ERIZELI JELY BANDARO
Gatot Nurmantyo dalam sebuah diskusi mengatakan , menduga adanya penyusupan kembali pendukung PKI ke tubuh TNI. Indikasi itu dibuktikan dengan diputarkannya video pendek yang menggambarkan hilangnya sejumlah bukti-bukti penumpasan G30S/PKI di Museum Dharma Bhakti Markas Kostrad. Tapi “Masalah ini sebenarnya sudah diklarifikasi oleh institusi terkait,” ujar Marsekal Hadi.
Saya tidak habis pikir, stigma PKI itu sebagai musuh tidak pernah usai walau sudah ada ketentuan TAP MPR soal pelarangan idiologi komunis. Sepertinya dendam dibawa mati. Padahal kehancuran PKI tidak dalam keadaan damai. Korban HAM terhadap kader PKI dan Pimpinan PKI sangat sadis. Bau amis darah dan perampasan hak politik personal. Itupun dianggap masih tak cukup membayar kebencian. Masih terus dibawa dendam itu dalam narasi politik.
Mengapa ? Menurut saya, Gatot itu terinspirasi oleh dokrin TNI era Soeharto yang sangat mengkawatirkan gerakan politik membela wong cilik. Pada konteks kini, arahnya jelas kemana gaung PKI itu diarahkan. Ciri-ciri rezim membela wong cilik bisa dibaca dalam manifesto PDIP, Nawacita. Kebijakan Jokowi selama ini memang fokus kepada membela wong cilik. Kebetulan kebencian kepada politik membela wong cilik juga ada pada partai berbasis Islam, yang kawatir gerakan itu bisa membonsasi hubungan primordial. Padahal kekuatan mereka ada pada primordial.
Rakyat Jelata Jadi Presiden
Saya tidak akan membahas soal PKI itu sebagai partai terlarang. Saya hanya bertanya, apakah membela wong cilik dengan program reforma agraria salah? Dana desa, salah. Program Kartu Pra sejahtera, salah? Moratorium kebun sawit salah ? Moratorium ijin tambang, salah? Pengadaan rumah murah, salah? Meningkatkan kesehateraan prajurit TNI, salah ? Pajak progressive property, salah?
Selama 10 tahun SBY berkuasa, yang didukung koalisi PKS, PAN, PKB, PPP, Golkar, terbukti kehilangan reputasi terhadap wong cilik sehingga PDIP yang oposisi bisa jadi pemenang Pileg dan Jokowi yang rakyat jelata bisa jadi presiden.
Di era sekarang politik identitas ( Komunis atau Agama) sudah basi dijadikan sandaran retorika politik. Sekarang ini rakyat melihat kepada kinerja dan realita.
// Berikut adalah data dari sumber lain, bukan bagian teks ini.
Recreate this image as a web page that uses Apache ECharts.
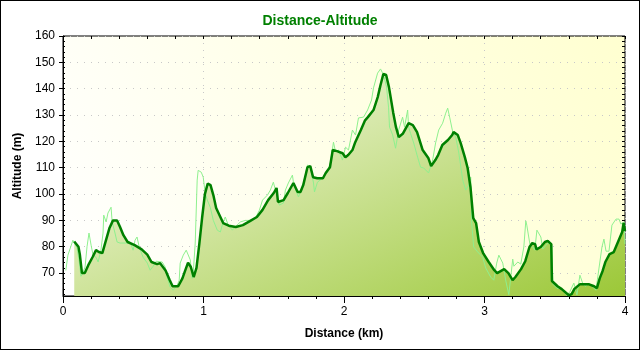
<!DOCTYPE html>
<html>
<head>
<meta charset="utf-8">
<title>Distance-Altitude</title>
<script src="https://cdn.jsdelivr.net/npm/echarts@6.0.0/dist/echarts.min.js"></script>
<style>
  body { margin: 0; background: #fff; }
  #main { position: absolute; left: 0; top: 0; width: 640px; height: 350px; }
  #frame { position: absolute; left: 0; top: 0; width: 640px; height: 350px;
           box-sizing: border-box; border: 1px solid #000; pointer-events: none; }
</style>
</head>
<body>
<div id="main"></div>
<div id="frame"></div>
<script>
// smoothed profile (dark line + filled area)
var smoothDist = [0.08, 0.11, 0.12, 0.135, 0.155, 0.18, 0.21, 0.235, 0.255, 0.28, 0.30, 0.33, 0.356, 0.385, 0.406, 0.43, 0.46, 0.51, 0.56, 0.60,
  0.63, 0.67, 0.69, 0.73, 0.76, 0.78, 0.82, 0.85, 0.87, 0.89, 0.91, 0.93, 0.95, 0.97, 0.99, 1.01, 1.03, 1.05, 1.07, 1.09,
  1.12, 1.14, 1.18, 1.23, 1.28, 1.33, 1.38, 1.42, 1.46, 1.50, 1.52, 1.53, 1.57, 1.60, 1.64, 1.67, 1.69, 1.71, 1.74, 1.76,
  1.78, 1.81, 1.85, 1.87, 1.90, 1.92, 1.95, 1.99, 2.01, 2.03, 2.06, 2.08, 2.12, 2.15, 2.17, 2.21, 2.24, 2.26, 2.28, 2.30,
  2.32, 2.35, 2.37, 2.39, 2.42, 2.46, 2.49, 2.52, 2.56, 2.60, 2.62, 2.65, 2.67, 2.70, 2.74, 2.77, 2.78, 2.81, 2.83, 2.86,
  2.88, 2.90, 2.92, 2.94, 2.96, 2.99, 3.03, 3.07, 3.09, 3.14, 3.17, 3.20, 3.22, 3.26, 3.29, 3.32, 3.34, 3.36, 3.37, 3.40,
  3.43, 3.45, 3.475, 3.48, 3.52, 3.55, 3.60, 3.62, 3.64, 3.68, 3.74, 3.78, 3.80, 3.82, 3.84, 3.86, 3.89, 3.92, 3.95, 3.98,
  3.99, 4.0];
var smoothAlt = [82, 80, 77, 70, 70, 73, 76, 78.7, 78, 77.6, 81.4, 87, 90, 90, 87.5, 84.4, 81.8, 80.6, 79, 77,
  74.2, 73.4, 73.8, 71, 67.3, 65, 65, 68, 71, 74, 72.3, 68.5, 72, 81, 91, 100, 104, 103.4, 99.6, 94.7,
  91.3, 89, 88, 87.5, 88.2, 89.7, 91.3, 94, 97.7, 100.4, 102.3, 97, 97.7, 100.4, 104.2, 100.8, 100.8, 103.4, 110.2, 110.6,
  106.4, 106, 106, 108, 110.2, 116.7, 116.3, 115.5, 114, 114.8, 116.7, 119.7, 124.3, 128, 129.2, 131.9, 136.8, 141.4, 145.6, 145.2,
  140.6, 131, 125.4, 121.6, 123, 126.9, 126.2, 123.5, 116.7, 113.7, 110.6, 112.9, 114.8, 118.6, 120.5, 122.4, 123.5, 122.4, 119.4, 114,
  109.9, 102.7, 90.9, 89, 81.8, 77.6, 74.2, 71.1, 70, 71.5, 70, 67.3, 68.5, 71.5, 74.5, 79.9, 81.4, 81, 79, 79.9,
  81.8, 82.2, 81, 67, 65, 63.9, 61.6, 62, 64, 65.8, 65.8, 65, 64.3, 68, 70.7, 74.2, 77.2, 78, 81.8, 85.6,
  89, 86];

// raw GPS profile (thin light line)
var rawDist = [0.02, 0.035, 0.064, 0.07, 0.10, 0.114, 0.128, 0.14, 0.157, 0.171, 0.185, 0.20, 0.214, 0.235, 0.25, 0.27, 0.285, 0.29, 0.307, 0.32,
  0.342, 0.35, 0.37, 0.385, 0.406, 0.456, 0.477, 0.499, 0.513, 0.527, 0.542, 0.57, 0.60, 0.62, 0.642, 0.663, 0.677, 0.706, 0.727, 0.741,
  0.762, 0.784, 0.813, 0.827, 0.834, 0.856, 0.877, 0.891, 0.906, 0.92, 0.927, 0.941, 0.955, 0.962, 0.984, 0.998, 1.012, 1.027, 1.048, 1.07,
  1.098, 1.12, 1.14, 1.155, 1.176, 1.205, 1.226, 1.262, 1.298, 1.333, 1.369, 1.398, 1.42, 1.455, 1.476, 1.497, 1.511, 1.526, 1.54, 1.569,
  1.583, 1.604, 1.633, 1.64, 1.661, 1.676, 1.704, 1.725, 1.74, 1.761, 1.783, 1.79, 1.811, 1.847, 1.882, 1.904, 1.925, 1.94, 1.961, 1.989,
  2.011, 2.032, 2.06, 2.082, 2.103, 2.139, 2.168, 2.196, 2.21, 2.239, 2.26, 2.282, 2.303, 2.317, 2.324, 2.346, 2.367, 2.389, 2.417, 2.431,
  2.453, 2.46, 2.474, 2.496, 2.524, 2.545, 2.567, 2.602, 2.631, 2.652, 2.674, 2.702, 2.724, 2.738, 2.752, 2.774, 2.795, 2.816, 2.845, 2.866,
  2.888, 2.902, 2.909, 2.923, 2.952, 2.987, 3.009, 3.044, 3.066, 3.087, 3.102, 3.13, 3.152, 3.173, 3.187, 3.201, 3.209, 3.237, 3.258, 3.28,
  3.294, 3.301, 3.323, 3.344, 3.358, 3.373, 3.387, 3.401, 3.415, 3.444, 3.465, 3.479, 3.487, 3.515, 3.551, 3.586, 3.608, 3.636, 3.658, 3.679,
  3.701, 3.722, 3.743, 3.765, 3.793, 3.815, 3.836, 3.85, 3.865, 3.886, 3.907, 3.936, 3.957, 3.971, 3.993, 4.0];
var rawAlt = [71, 76.8, 81.4, 82.5, 79.5, 75, 68.8, 70, 72.3, 80, 85.2, 80.6, 76.8, 76, 74.2, 78.7, 85.2, 92, 89.4, 92.8,
  95, 89.4, 85.2, 81.8, 81.4, 81.4, 81.8, 78.7, 82.5, 83.7, 80, 76, 73.8, 71.1, 72.6, 74.5, 73.8, 74.2, 72.3, 68.5,
  64.7, 63.5, 65.4, 67.3, 73.8, 76.8, 78.7, 78.7, 75, 68, 70, 81.4, 105.3, 109, 108.3, 106.4, 100.4, 97.7, 95, 90,
  86.3, 85.6, 89.4, 91.3, 88.2, 86.3, 87.5, 89.4, 90, 90, 90.8, 93.9, 97.7, 99.6, 101.5, 104.5, 104.2, 98.9, 95.8, 96.6,
  101.5, 104.2, 107.2, 104.5, 100.8, 98.9, 102.7, 107.2, 111, 110.2, 104.2, 100.8, 104.5, 106, 108.3, 112.1, 119.7, 116, 116.7, 112.9,
  117.8, 116.7, 124.3, 122.4, 128.9, 129.2, 131.9, 135.7, 140.3, 145.9, 147.5, 145.2, 140.6, 133, 125.4, 122.5, 117.4, 124.3, 129.2, 125.4,
  131.9, 125.4, 123, 119.4, 114, 110.2, 109.9, 108, 112.9, 119.4, 124.3, 126.9, 130.7, 132.6, 129.2, 123.5, 121.6, 116, 105.3, 101.5,
  103.4, 106.4, 89, 79.9, 78, 76, 71.9, 68.5, 67.3, 73.8, 76.8, 73.8, 67, 61.8, 62, 75.3, 72.6, 74.2, 73.4, 79.9,
  89.8, 88.2, 81, 79.9, 78.7, 86.3, 86.7, 83.7, 79.1, 81, 81.8, 81, 65.8, 64.3, 63.9, 61.5, 63, 66.2, 61.7, 69.2,
  65.8, 65, 66.2, 65, 63.5, 71.9, 79.9, 82.9, 78.3, 78.3, 88.2, 90.5, 90.5, 88.6, 89.4, 81];

var yLabels = [70, 80, 90, 100, 110, 120, 130, 140, 150, 160];
var yMinor = [];
for (var v = 62; v <= 160; v += 2) yMinor.push(v);

function pairs(xs, ys) {
  var out = [];
  for (var i = 0; i < xs.length; i++) out.push([xs[i], ys[i]]);
  return out;
}
var smoothData = pairs(smoothDist, smoothAlt);
var rawData = pairs(rawDist, rawAlt);

var chart = echarts.init(document.getElementById('main'));
var font = 'Liberation Sans, Arial, sans-serif';
var yMin = 61.3, yMax = 160;

var option = {
  animation: false,
  title: {
    text: 'Distance-Altitude',
    left: 'center', top: 9,
    textStyle: { color: '#008000', fontSize: 14, fontWeight: 'bold', fontFamily: font }
  },
  grid: {
    left: 63, top: 36, right: 15, bottom: 54,
    show: true, borderColor: '#000', borderWidth: 1,
    backgroundColor: new echarts.graphic.LinearGradient(0, 1, 1, 0, [
      { offset: 0, color: '#ffffff' },
      { offset: 1, color: '#ffffd0' }
    ])
  },
  xAxis: [{
    type: 'value', min: 0, max: 4, interval: 1,
    name: 'Distance (km)', nameLocation: 'middle', nameGap: 32,
    nameTextStyle: { color: '#000', fontSize: 12, fontWeight: 'bold', fontFamily: font },
    axisLine: { lineStyle: { color: '#000' } },
    axisTick: { length: 7, lineStyle: { color: '#000' } },
    minorTick: { show: true, splitNumber: 5, length: 3, lineStyle: { color: '#000' } },
    axisLabel: { color: '#000', fontSize: 12, fontFamily: font, margin: 10 },
    splitLine: { show: true, lineStyle: { color: '#c8c8c8', type: [1, 6] } }
  }, {
    type: 'value', position: 'top', min: 0, max: 4, interval: 0.2,
    axisLine: { show: false },
    axisTick: { inside: true, length: 3, lineStyle: { color: '#000' } },
    axisLabel: { show: false },
    splitLine: { show: false }
  }],
  yAxis: [{
    type: 'value', min: yMin, max: yMax,
    name: 'Altitude (m)', nameLocation: 'middle', nameGap: 39,
    nameTextStyle: { color: '#000', fontSize: 12, fontWeight: 'bold', fontFamily: font },
    axisLine: { show: true, lineStyle: { color: '#000' } },
    axisTick: { show: true, length: 4, customValues: yLabels, lineStyle: { color: '#000' } },
    axisLabel: { color: '#000', fontSize: 12, fontFamily: font, margin: 8, customValues: yLabels },
    splitLine: { show: true, lineStyle: { color: '#c8c8c8', type: [1, 6] } }
  }, {
    type: 'value', min: yMin, max: yMax, position: 'left',
    axisLine: { show: false },
    axisTick: { show: true, inside: true, length: 2, customValues: yMinor, lineStyle: { color: '#000' } },
    axisLabel: { show: false },
    splitLine: { show: false }
  }, {
    type: 'value', min: yMin, max: yMax, position: 'right',
    axisLine: { show: false },
    axisTick: { show: true, inside: true, length: 3, customValues: yMinor, lineStyle: { color: '#000' } },
    axisLabel: { show: false },
    splitLine: { show: false }
  }],
  series: [{
    name: 'area',
    type: 'line',
    data: smoothData,
    showSymbol: false,
    lineStyle: { width: 0 },
    areaStyle: {
      opacity: 1,
      // pixel-space gradient: pale near the summit, deeper green to the bottom right
      color: new echarts.graphic.LinearGradient(100, 119, 256, 462, [
        { offset: 0, color: '#f0f6dc' },
        { offset: 1, color: '#9cc838' }
      ], true)
    },
    z: 1
  }, {
    name: 'raw',
    type: 'line',
    data: rawData,
    showSymbol: false,
    lineStyle: { color: '#8ef08e', width: 1 },
    z: 2
  }, {
    name: 'smooth',
    type: 'line',
    data: smoothData,
    showSymbol: false,
    lineStyle: { color: '#008000', width: 2.5 },
    z: 3
  }]
};
chart.setOption(option);
</script>
</body>
</html>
Setanpun mereka dukung kalau terbukti kinerjanya dirasakan oleh rakyat dan rakyat merasakan kehadiran pemimpin.
Tapi kalau cuma omong doang dan nakut nakuti , tak akan didengar. Rakyat tak takut dengan komunis atau agama. Rakyat hanya takut tidak bisa makan dan dikejar deb collector cicilan utang. Itu aja.